WORK REQUIRED: Repeat every line of the data exactly, but not the pictures.

**** DATASET CONTENT

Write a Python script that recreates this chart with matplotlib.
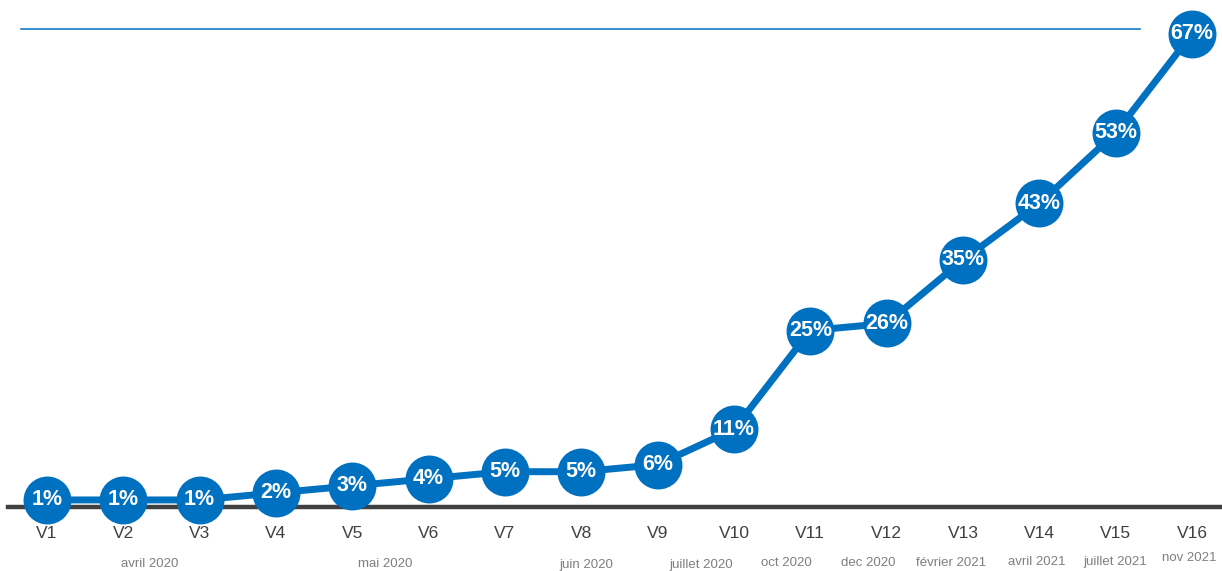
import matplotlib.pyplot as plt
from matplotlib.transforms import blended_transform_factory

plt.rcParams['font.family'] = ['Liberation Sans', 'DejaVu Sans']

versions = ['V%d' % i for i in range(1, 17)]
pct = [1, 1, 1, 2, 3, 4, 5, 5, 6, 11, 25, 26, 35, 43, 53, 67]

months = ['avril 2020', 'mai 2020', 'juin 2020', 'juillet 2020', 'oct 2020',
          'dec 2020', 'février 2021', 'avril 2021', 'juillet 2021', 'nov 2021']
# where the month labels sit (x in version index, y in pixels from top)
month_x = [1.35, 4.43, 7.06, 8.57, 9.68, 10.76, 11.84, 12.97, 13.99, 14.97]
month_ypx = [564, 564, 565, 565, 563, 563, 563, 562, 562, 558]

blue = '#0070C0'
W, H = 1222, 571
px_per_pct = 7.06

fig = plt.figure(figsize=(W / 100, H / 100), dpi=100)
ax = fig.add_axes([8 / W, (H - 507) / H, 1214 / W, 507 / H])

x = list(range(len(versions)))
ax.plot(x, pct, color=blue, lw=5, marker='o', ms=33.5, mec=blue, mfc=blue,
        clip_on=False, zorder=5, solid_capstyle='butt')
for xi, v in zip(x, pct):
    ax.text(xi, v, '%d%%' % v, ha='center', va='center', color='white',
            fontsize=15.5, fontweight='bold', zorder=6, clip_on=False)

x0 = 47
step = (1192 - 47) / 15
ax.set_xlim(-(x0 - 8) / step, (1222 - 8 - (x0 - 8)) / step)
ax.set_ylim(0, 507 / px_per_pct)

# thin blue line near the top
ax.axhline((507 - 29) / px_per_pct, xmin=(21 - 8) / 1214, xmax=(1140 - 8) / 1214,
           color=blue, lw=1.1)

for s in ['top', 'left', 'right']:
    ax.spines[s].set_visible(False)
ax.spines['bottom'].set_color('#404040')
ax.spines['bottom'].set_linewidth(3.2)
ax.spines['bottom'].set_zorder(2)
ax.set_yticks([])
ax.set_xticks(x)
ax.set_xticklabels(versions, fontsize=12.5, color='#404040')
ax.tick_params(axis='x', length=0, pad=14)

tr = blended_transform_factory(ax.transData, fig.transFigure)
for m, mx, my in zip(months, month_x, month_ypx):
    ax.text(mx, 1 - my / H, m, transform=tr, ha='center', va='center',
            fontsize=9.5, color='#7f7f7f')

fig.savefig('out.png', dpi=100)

********

SOLUTION TO THIS PROBLEM:
Write a Python script that recreates this chart with matplotlib.
import matplotlib.pyplot as plt
from matplotlib.transforms import blended_transform_factory

plt.rcParams['font.family'] = ['Liberation Sans', 'DejaVu Sans']

versions = ['V%d' % i for i in range(1, 17)]
pct = [1, 1, 1, 2, 3, 4, 5, 5, 6, 11, 25, 26, 35, 43, 53, 67]

months = ['avril 2020', 'mai 2020', 'juin 2020', 'juillet 2020', 'oct 2020',
          'dec 2020', 'février 2021', 'avril 2021', 'juillet 2021', 'nov 2021']
# where the month labels sit (x in version index, y in pixels from top)
month_x = [1.35, 4.43, 7.06, 8.57, 9.68, 10.76, 11.84, 12.97, 13.99, 14.97]
month_ypx = [564, 564, 565, 565, 563, 563, 563, 562, 562, 558]

blue = '#0070C0'
W, H = 1222, 571
px_per_pct = 7.06

fig = plt.figure(figsize=(W / 100, H / 100), dpi=100)
ax = fig.add_axes([8 / W, (H - 507) / H, 1214 / W, 507 / H])

x = list(range(len(versions)))
ax.plot(x, pct, color=blue, lw=5, marker='o', ms=33.5, mec=blue, mfc=blue,
        clip_on=False, zorder=5, solid_capstyle='butt')
for xi, v in zip(x, pct):
    ax.text(xi, v, '%d%%' % v, ha='center', va='center', color='white',
            fontsize=15.5, fontweight='bold', zorder=6, clip_on=False)

x0 = 47
step = (1192 - 47) / 15
ax.set_xlim(-(x0 - 8) / step, (1222 - 8 - (x0 - 8)) / step)
ax.set_ylim(0, 507 / px_per_pct)

# thin blue line near the top
ax.axhline((507 - 29) / px_per_pct, xmin=(21 - 8) / 1214, xmax=(1140 - 8) / 1214,
           color=blue, lw=1.1)

for s in ['top', 'left', 'right']:
    ax.spines[s].set_visible(False)
ax.spines['bottom'].set_color('#404040')
ax.spines['bottom'].set_linewidth(3.2)
ax.spines['bottom'].set_zorder(2)
ax.set_yticks([])
ax.set_xticks(x)
ax.set_xticklabels(versions, fontsize=12.5, color='#404040')
ax.tick_params(axis='x', length=0, pad=14)

tr = blended_transform_factory(ax.transData, fig.transFigure)
for m, mx, my in zip(months, month_x, month_ypx):
    ax.text(mx, 1 - my / H, m, transform=tr, ha='center', va='center',
            fontsize=9.5, color='#7f7f7f')

fig.savefig('out.png', dpi=100)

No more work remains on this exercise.